Неведение | страница 43



Семья жены, семья большая и влиятельная, никогда не любила Йозефа. Ему казалось, что битва, которая разгорится за тело жены, будет самой жестокой и важной из всех ему предстоящих. Мысль, что это тело может быть заперто в непристойной близости с другими, чужими, равнодушными телами, была для него нестерпимой, равно как и мысль, что сам он после смерти окажется неведомо где и уж, конечно, вдали от нее. Допустить это представлялось ему поражением, огромным, как вечность, поражением навсегда непростительным.
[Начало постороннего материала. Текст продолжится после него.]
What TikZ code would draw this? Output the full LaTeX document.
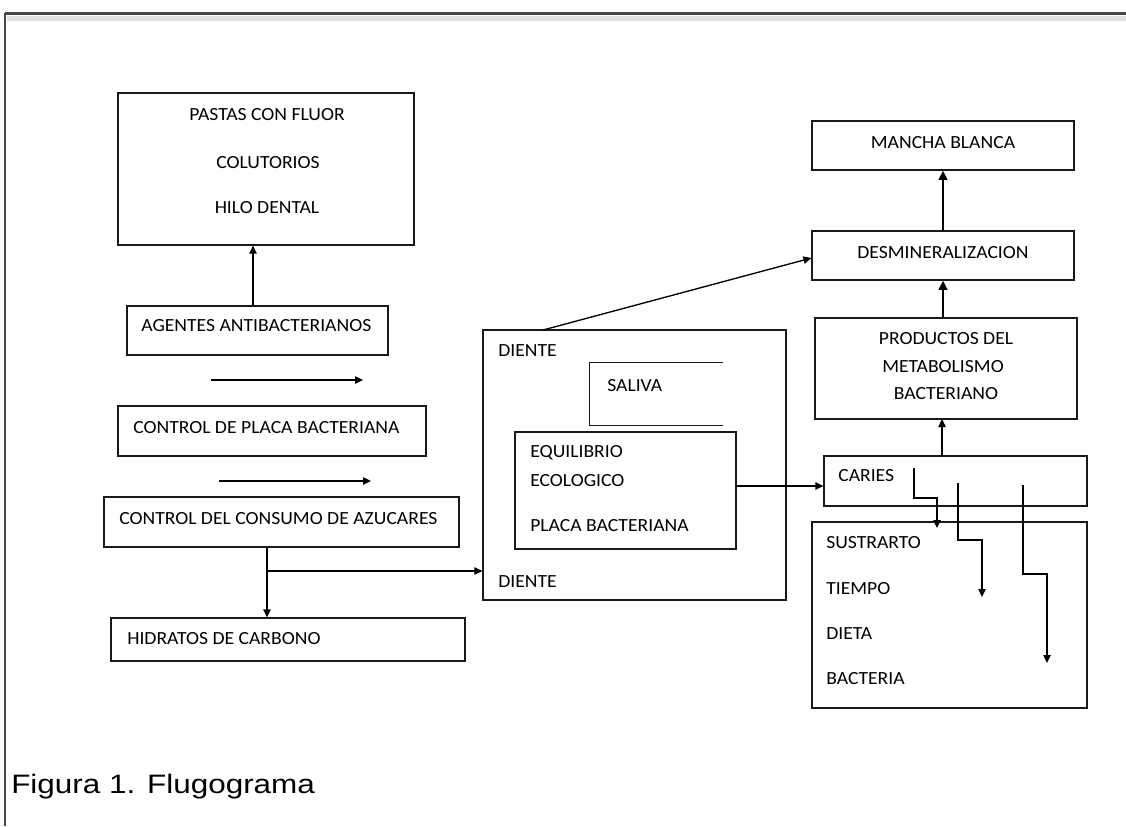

Случилось то, чего он опасался. Схватки избежать не удалось. Теща напустилась на него с криком: «Это моя дочь! Это моя дочь!» Ему пришлось нанять адвоката, потратить кучу денег, чтобы успокоить семью, второпях купить участок на кладбище, действовать быстрее других, дабы выиграть последнюю битву.

Лихорадочные хлопоты бессонной недели притупили его страдания, но произошло нечто более странное: когда она оказалась в могиле, принадлежавшей им обоим (могила на двоих, словно коляска на двоих), он мельком разглядел трепетный, едва видимый во мгле его печали луч, хрупкий луч счастья. Счастья оттого, что он не разочаровал своей любимой, что он обеспечил, для нее и для себя, их будущее.

33

Минутой раньше она была растворена в лучезарной синеве! Она была бестелесной, обращенной в свет!
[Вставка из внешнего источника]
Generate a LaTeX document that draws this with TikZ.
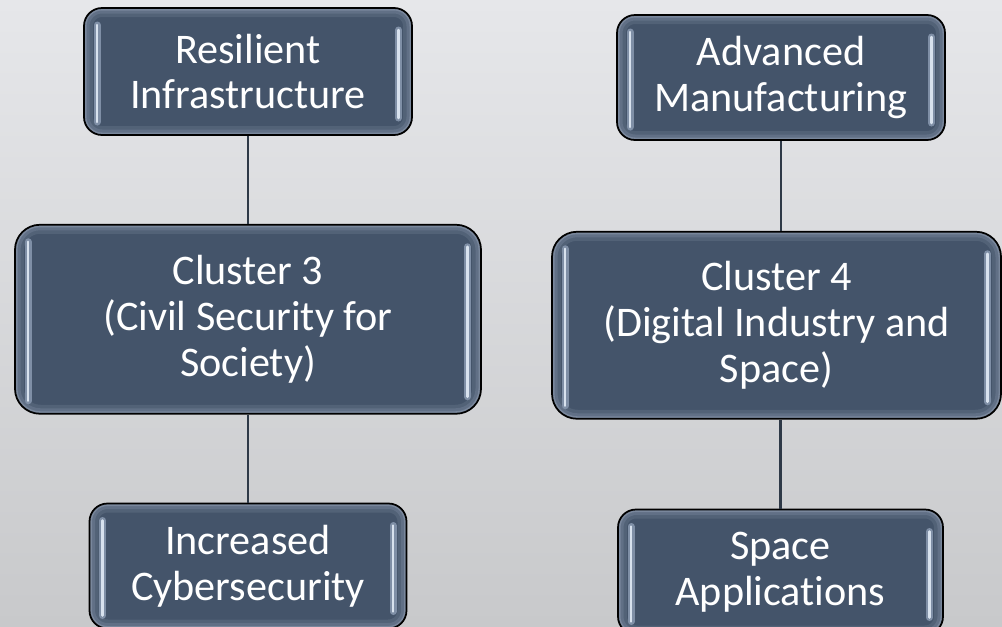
\documentclass[tikz,border=0pt]{standalone}
\usepackage{fontspec}
\setmainfont{Carlito}[Ligatures=NoCommon]
\usepackage{tikz}
\usetikzlibrary{positioning}
\usetikzlibrary{calc}
\definecolor{boxfill}{HTML}{44546A}
\definecolor{rimcol}{HTML}{8A98AC}
\definecolor{hlcol}{HTML}{D8E2EE}
\definecolor{hlglow}{HTML}{7F8FA6}
\definecolor{linkcol}{HTML}{2E3947}
\definecolor{bgtop}{HTML}{E6E7EA}
\definecolor{bgbot}{HTML}{C8C9CB}
\tikzstyle{block} = [draw=black, line width=0.035cm, fill=boxfill, text=white, align=center,
    inner sep=0pt, rounded corners=#1,
    font=\fontsize{24}{26}\selectfont,
    path picture={
        \draw[line width=0.36cm, rimcol!20!boxfill, rounded corners=#1] (path picture bounding box.south west) rectangle (path picture bounding box.north east);
        \draw[line width=0.22cm, rimcol!42!boxfill, rounded corners=#1] (path picture bounding box.south west) rectangle (path picture bounding box.north east);
        \draw[line width=0.10cm, rimcol!75!boxfill, rounded corners=#1] (path picture bounding box.south west) rectangle (path picture bounding box.north east);
        \draw[line width=0.14cm, hlglow, line cap=round] ([xshift=0.26cm,yshift=-0.34cm]path picture bounding box.north west) -- ([xshift=0.26cm,yshift=0.26cm]path picture bounding box.south west);
        \draw[line width=0.14cm, hlglow, line cap=round] ([xshift=-0.27cm,yshift=-0.44cm]path picture bounding box.north east) -- ([xshift=-0.27cm,yshift=0.34cm]path picture bounding box.south east);
        \draw[line width=0.05cm, hlcol, line cap=round] ([xshift=0.26cm,yshift=-0.34cm]path picture bounding box.north west) -- ([xshift=0.26cm,yshift=0.26cm]path picture bounding box.south west);
        \draw[line width=0.05cm, hlcol, line cap=round] ([xshift=-0.27cm,yshift=-0.44cm]path picture bounding box.north east) -- ([xshift=-0.27cm,yshift=0.34cm]path picture bounding box.south east);
    }]
\tikzstyle{link} = [draw=linkcol, line width=0.05cm]

\begin{document}
\begin{tikzpicture}
            \shade[top color=bgtop, bottom color=bgbot] (0,0) rectangle (20.04,-12.52);
            \useasboundingbox (0,0) rectangle (20.04,-12.52);

            % left column
            \node (resilient) [block=0.36cm, minimum width=6.56cm, minimum height=2.54cm] at (4.96,-1.43) {Resilient\\Infrastructure};
            \node (cluster3) [block=0.5cm, minimum width=9.32cm, minimum height=3.78cm, below=1.76cm of resilient] {Cluster 3\\(Civil Security for\\Society)};
            \node (cyber) [block=0.36cm, minimum width=6.34cm, minimum height=2.50cm, below=1.76cm of cluster3] {Increased\\Cybersecurity};

            % right column
            \node (advanced) [block=0.36cm, minimum width=6.56cm, minimum height=2.50cm] at (15.62,-1.55) {Advanced\\Manufacturing};
            \node (cluster4) [block=0.5cm, minimum width=8.98cm, minimum height=3.74cm, below=1.80cm of advanced, xshift=-0.09cm] {Cluster 4\\(Digital Industry and\\Space)};
            \node (space) [block=0.36cm, minimum width=6.50cm, minimum height=2.50cm, below=1.78cm of cluster4, xshift=0.08cm] {Space\\Applications};

            \draw [link] (resilient) -- (cluster3);
            \draw [link] (cluster3) -- (cyber.north -| cluster3);
            \draw [link] (advanced) -- (advanced |- cluster4.north);
            \draw [link] (cluster4.south -| space) -- (space);
\end{tikzpicture}
\end{document}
Потом небо внезапно стало черным. И она, упав на землю, снова превратилась в тяжелую, сумрачную материю. Едва понимая, что произошло, она не могла оторвать взгляд от небесной выси: небо было черным-черным, неумолимо черным.

Одну часть тела сотрясал озноб, другая была бесчувственной. Это ужаснуло ее. Она поднялась. После нескольких долгих мгновений она вспомнила: горная гостиница; школьные друзья. Растерянная, дрожа всем телом, она отыскала дорогу. В гостинице вызвали «скорую», ее увезли.

В последующие дни на больничной койке ее пальцы, уши, нос, поначалу бесчувственные, стали причинять ей дикую боль. Врачи успокаивали ее, но одна санитарка развлечения ради стала перечислять ей все возможные последствия обморожения: в конечном счете могут ампутировать пальцы. Объятая страхом, она представила себе топор; топор хирурга; топор мясника; она представила свою руку без пальцев и отрезанные пальцы, лежащие тут же на операционном столе, перед ее глазами. Вечером на ужин ей принесли мясо. Она не смогла есть. На тарелке она представила себе куски собственной плоти.

Пальцы, пусть и болезненно, ожили, но левое ухо почернело. Хирург, старый, печальный, сочувствующий, подсев к ней на койку, сообщил о предстоящей ампутации. Она кричала. Ее левое ухо! Ее ухо! О Боже, кричала она. Ее лицо, ее красивое лицо с отрезанным ухом! Никто не мог ее успокоить.